Daschle: Iraq vote 'wrong call'
WASHINGTON (AP) -- Former Senate Democratic Leader Tom Daschle said Friday that he made the "wrong call" when he voted to authorize force in Iraq five years ago.
Daschle, the South Dakotan who was defeated by Republican John Thune in 2004, said in an Iowa speech that he has thought and prayed about that vote.
"Like many others, I often get asked whether I made the right or wrong call," he said. "Let me be perfectly clear: it was the wrong call."
In his speech to the Iowa chapter of the National Security Network, Daschle said the United States needs to regain international trust.
"We must do better, and we are right to call on the presidential candidates to commit to do better -- and then to hold them to those commitments," he said. "Trust is especially important when it comes to the use of our military power. On this principle more than any other, (President Bush) has dramatically failed our country and our military."
Daschle considered a run for the presidency last year but decided against it. Since then, he has endorsed Illinois Sen. Barack Obama.
His words were stronger than those in a speech about the war he delivered in November 2005.
In that speech, he also said he had thought and prayed about his vote to authorize force. Similarly, he said he often was asked whether he made the right or wrong call. But he stopped short of saying he thought he made the wrong call.

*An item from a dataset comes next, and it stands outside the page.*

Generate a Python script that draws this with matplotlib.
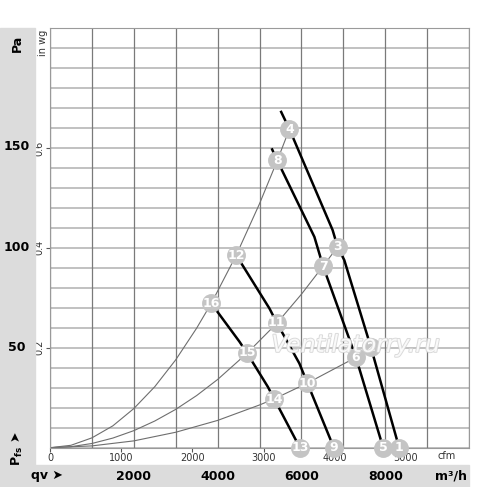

"The way these questions are often asked of me, it feels as if it's some kind of game of political gotcha," he said then. "It is indicative of a disconnected self-indulgence in Washington that believes what matters most is what Washington does and how it feels about what it has done."
Daschle said in 2005 that "the truth is what matters most right now is not whether we made the right call before; it is whether we will make the right calls now."